Inverse design of focused vector beams for mode excitation in optical nanoantennas

TL;DR

This paper introduces an inverse design method for creating focused vector beams to selectively excite specific eigenmodes in optical nanoantennas, improving precision over traditional forward beam-shaping techniques.

Contribution

The work presents a novel inverse design approach for mode-specific excitation in nanoantennas using backward propagation of vector beams, enhancing accuracy in mode matching.

Findings

Successfully designed focused vector beams for silicon nanostructures.

Achieved more precise mode-matching compared to forward beam-shaping.

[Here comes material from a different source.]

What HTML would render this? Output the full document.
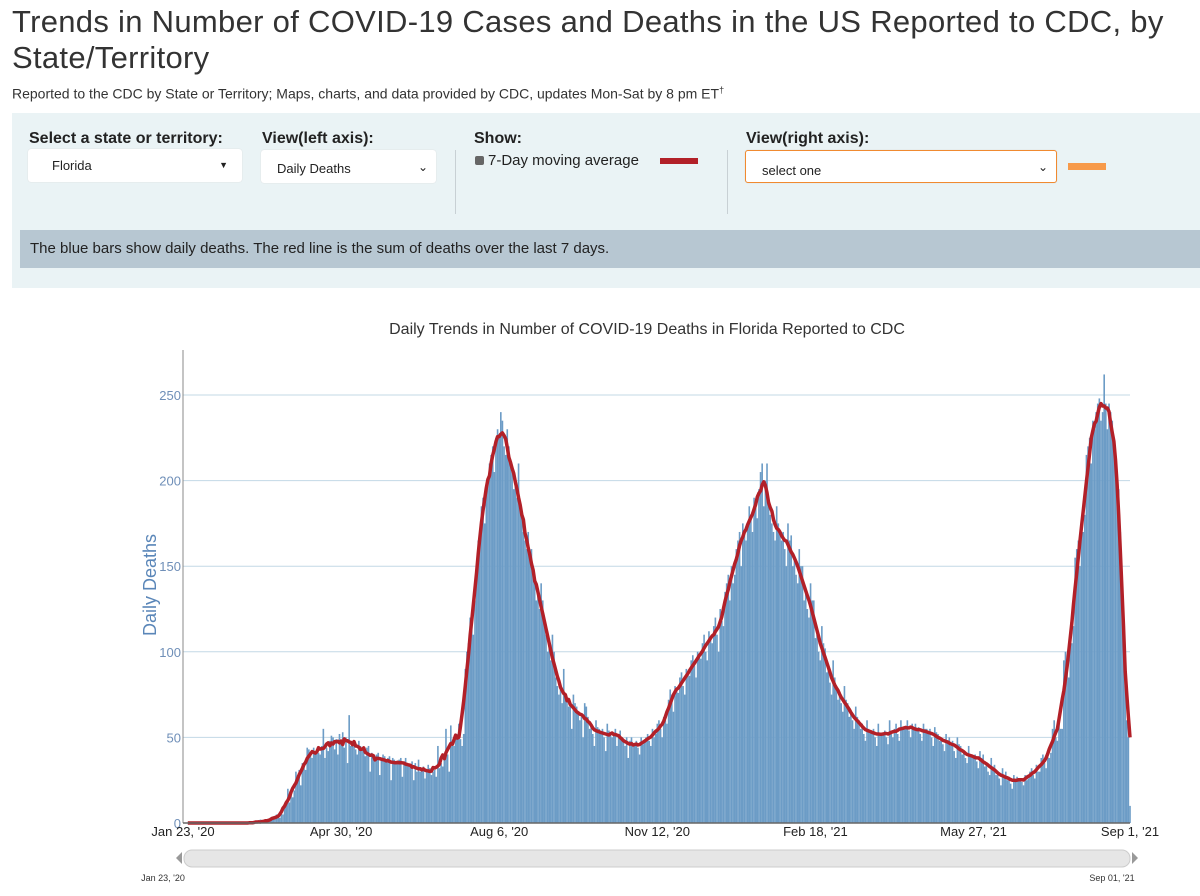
<!DOCTYPE html>
<html><head><meta charset="utf-8">
<style>
body{margin:0;width:1200px;height:896px;overflow:hidden;background:#fff;font-family:"Liberation Sans",sans-serif;position:relative;color:#222}
.abs{position:absolute}
h1{position:absolute;left:12px;top:4px;margin:0;font-weight:normal;font-size:31px;line-height:36px;color:#333;width:1185px;letter-spacing:0.3px}
.sub{left:12px;top:85px;font-size:14px;color:#333}
.panel{left:12px;top:113px;width:1188px;height:175px;background:#eaf3f5}
.lbl{font-weight:bold;font-size:16px;color:#222;top:130px}
.sel{background:#fff;border-radius:3px;font-size:13px;box-shadow:0 0 1px #ccc;height:33px;line-height:33px}
.note{left:20px;top:230px;width:1180px;height:38px;background:#b7c7d2;font-size:15px;line-height:38px;text-indent:10px;color:#222}
.vsep{width:1px;background:#c8d0d4;top:150px;height:64px}
</style></head><body>
<h1>Trends in Number of COVID-19 Cases and Deaths in the US Reported to CDC, by State/Territory</h1>
<div class="abs sub">Reported to the CDC by State or Territory; Maps, charts, and data provided by CDC, updates Mon-Sat by 8 pm ET<sup style="font-size:9px">†</sup></div>
<div class="abs panel"></div>
<div class="abs lbl" style="left:29px">Select a state or territory:</div>
<div class="abs lbl" style="left:262px">View(left axis):</div>
<div class="abs lbl" style="left:474px">Show:</div>
<div class="abs lbl" style="left:746px">View(right axis):</div>
<div class="abs sel" style="left:28px;top:149px;width:214px;text-indent:24px">Florida<span class="abs" style="right:14px;top:0;font-size:9px">▼</span></div>
<div class="abs sel" style="left:261px;top:150px;width:175px;text-indent:16px;line-height:38px">Daily Deaths<span class="abs" style="right:8px;top:-2px;font-size:12px">&#8964;</span></div>
<div class="abs" style="left:475px;top:152px;font-size:15px"><span style="display:inline-block;width:9px;height:9px;background:#666;border-radius:2px;margin-right:4px"></span>7-Day moving average</div>
<div class="abs" style="left:660px;top:158px;width:38px;height:6px;background:#b22028"></div>
<div class="abs vsep" style="left:455px"></div>
<div class="abs vsep" style="left:727px"></div>
<div class="abs sel" style="left:745px;top:150px;width:310px;height:31px;border:1px solid #f08a30;text-indent:16px;line-height:40px">select one<span class="abs" style="right:8px;top:-4px;font-size:12px">&#8964;</span></div>
<div class="abs" style="left:1068px;top:163px;width:38px;height:7px;background:#f79a4a"></div>
<div class="abs note">The blue bars show daily deaths. The red line is the sum of deaths over the last 7 days.</div>
<svg class="abs" style="left:0;top:0" width="1200" height="896" id="chart"></svg>
<script>
const tickValues=[0,50,100,150,200,250];
const dateLabels=["Jan 23, '20","Apr 30, '20","Aug 6, '20","Nov 12, '20","Feb 18, '21","May 27, '21","Sep 1, '21"];
const dateDays=[0,98,196,294,392,490,587];
const dailyDeaths=[
0,0,0,0,0,0,0, 0,0,0,0,0,0,0, 0,0,0,0,0,0,0, 0,0,0,0,0,0,0, 0,0,0,0,0,0,0, 0,0,0,0,0,0,0,
0,0,1,0,0,1,2, 0,1,0,2,1,3,2, 2,3,5,4,3,6,5, 10,13,20,12,18,15,19, 30,28,31,22,35,33,31,
44,43,40,38,44,42,41, 41,40,45,55,38,44,42, 48,51,50,43,49,40,52, 47,53,44,50,35,63,45,
46,48,43,40,48,45,44, 42,39,44,45,30,41,40, 38,40,41,28,37,40,39, 36,38,39,25,38,37,36,
35,37,38,27,36,38,35, 34,33,36,25,35,30,37, 30,31,33,26,30,34,32, 28,30,31,27,45,32,35,
33,38,55,40,30,57,48, 45,50,52,58,49,45,52, 90,100,105,120,115,110,130, 150,165,170,185,190,175,195,
200,210,215,220,205,225,230, 225,240,235,220,215,230,220, 210,205,195,200,190,210,185, 180,170,165,160,170,155,160,
145,140,130,135,125,140,130, 115,110,100,105,95,110,100, 85,80,75,80,70,90,75, 72,68,70,55,75,70,68,
65,60,62,50,70,68,62, 55,58,52,45,60,56,55, 52,55,50,42,58,54,53, 50,53,55,45,52,54,50,
48,45,50,38,48,50,46, 45,48,44,40,50,46,48, 50,52,48,45,55,50,52, 58,60,55,50,62,60,58,
72,78,75,65,80,78,76, 85,88,80,75,90,88,86, 95,98,92,85,100,97,96, 105,110,100,95,112,108,105,
115,120,110,100,125,118,115, 135,140,145,130,150,140,145, 160,165,170,150,175,170,165, 175,185,180,170,190,185,178,
195,205,210,185,200,210,190, 180,175,170,165,185,175,170, 165,170,160,150,175,165,168, 150,155,145,140,160,150,150,
130,135,125,120,140,130,130, 108,110,100,95,115,105,102, 88,90,82,75,95,85,80, 72,75,70,65,80,72,70,
62,65,60,55,68,62,60, 55,58,52,48,60,55,54, 52,55,50,45,58,52,52, 52,54,50,46,60,52,50,
55,58,52,48,60,56,55, 56,60,54,50,58,56,58, 54,56,52,48,58,55,55, 52,55,50,45,56,53,52,
48,50,46,42,52,48,50, 45,48,42,38,50,46,45, 40,42,38,35,45,40,40, 38,40,36,32,42,38,40,
33,35,30,28,38,33,34, 28,30,26,22,32,28,30, 25,27,23,20,28,25,27, 25,26,24,22,28,25,26,
30,32,28,26,34,30,30, 38,40,35,32,42,38,41, 55,60,50,48,62,55,55, 95,100,90,85,110,105,115,
155,160,165,150,175,170,180, 215,220,225,210,235,230,240, 245,248,235,240,262,245,230, 245,240,235,225,215,205,195,
170,140,110,80,60,50,10];
const NS="http://www.w3.org/2000/svg";
const svg=document.getElementById('chart');
const X0=183,X1=1130,Y0=823,YTOP=395;
const x=d=>X0+d*(X1-X0)/587;
const y=v=>Y0-v*(Y0-YTOP)/250;
function mk(t,a,p){const e=document.createElementNS(NS,t);for(const k in a)e.setAttribute(k,a[k]);(p||svg).appendChild(e);return e;}
let t=mk('text',{x:647,y:334,'text-anchor':'middle','font-size':16,fill:'#333','font-family':'Liberation Sans'});


t.textContent='Daily Trends in Number of COVID-19 Deaths in Florida Reported to CDC';
tickValues.forEach(v=>{
 if(v>0){const g=mk('line',{x1:X0,x2:X1,y1:y(v),y2:y(v),stroke:'#c3d8e6','stroke-width':1});
 
 }
 const l=mk('text',{x:X0-2,y:y(v)+5,'text-anchor':'end','font-size':13,fill:'#6f8fb8','font-family':'Liberation Sans'});
 
 
 l.textContent=v;
});
const bw=(X1-X0)/587;
dailyDeaths.forEach((v,i)=>{
 if(v<=0)return;
 const r=mk('rect',{x:x(i)-bw/2,y:y(v),width:bw,height:Y0-y(v),fill:'#6c9cc6'});
 
 
});
let pts=[];
const n=dailyDeaths.length;
for(let i=3;i<n;i++){let s=0,c=0;for(let j=i-3;j<=Math.min(n-1,i+3);j++){s+=dailyDeaths[j];c++;}pts.push(x(i).toFixed(1)+','+y(s/c).toFixed(1));}
const pl=mk('polyline',{points:pts.join(' '),fill:'none',stroke:'#b22028','stroke-width':3.5,'stroke-linejoin':'round'});


let ax=mk('line',{x1:X0,x2:X0,y1:350,y2:Y0,stroke:'#888','stroke-width':1});


ax=mk('line',{x1:X0,x2:X1,y1:Y0,y2:Y0,stroke:'#666','stroke-width':1.5});


dateDays.forEach((d,i)=>{
 const l=mk('text',{x:x(d),y:836,'text-anchor':'middle','font-size':13,fill:'#222','font-family':'Liberation Sans'});
 
 
 l.textContent=dateLabels[i];
});
const yt=mk('text',{x:0,y:0,transform:'translate(156,585) rotate(-90)','text-anchor':'middle','font-size':18,fill:'#5a86b8','font-family':'Liberation Sans'});


yt.textContent='Daily Deaths';
const sl=mk('rect',{x:184,y:850,width:946,height:17,rx:8,fill:'#e6e6e6',stroke:'#ccc'});


[[182,-1],[1132,1]].forEach(([hx,s],k)=>{
 const h=mk('path',{d:`M${hx} 852 l${s*6} 6 l${-s*6} 6 z`,fill:'#999'});
 
 
});
[[163,"Jan 23, '20"],[1112,"Sep 01, '21"]].forEach(([lx,s])=>{
 const l=mk('text',{x:lx,y:881,'text-anchor':'middle','font-size':9,fill:'#333','font-family':'Liberation Sans'});
 
 
 l.textContent=s;
});
</script>
</body></html>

Demonstrated applicability to various nanostructure configurations.

Abstract

We propose a free-space, inverse design of nanostructure's effective mode-matching fields via a backward propagation of tightly focused vector beams to the pupil plane of an aplanatic system of high numerical aperture. First, we study the nanostructure's eigenmodes without considering any excitation fields and then extract the modal near fields in the focal plane. Each modal field is then taken as the desired focal field, the band-limited waves of which are backward propagated to the pupil plane via a reversal of the Richards--Wolf vector diffraction formula. The pupil fields can be designed to be genuinely paraxial by associating the longitudinal electric/magnetic field component with the radial one on the reference sphere. The inversely designed pupil field in turn is propagated forwardly into the focal region to generate the designed focal field, whose distribution over the nanostructure's surface is used to evaluate the overlap between the designed focal field and the modal fields, i.e., the modal expansion coefficients. Studies for a silicon nanodisk monomer, dimer, and tetramer demonstrate the ability of our inverse approach to design the necessary tightly focused vector field that can effectively and exclusively match a certain eigenmode of interest. Compared with the forward beam-shaping method, the inverse design approach tends to yield quantitatively more precise mode-matching field profiles. This work can have a significant impact on optical applications that rely on controllable and tunable mode excitation and light scattering.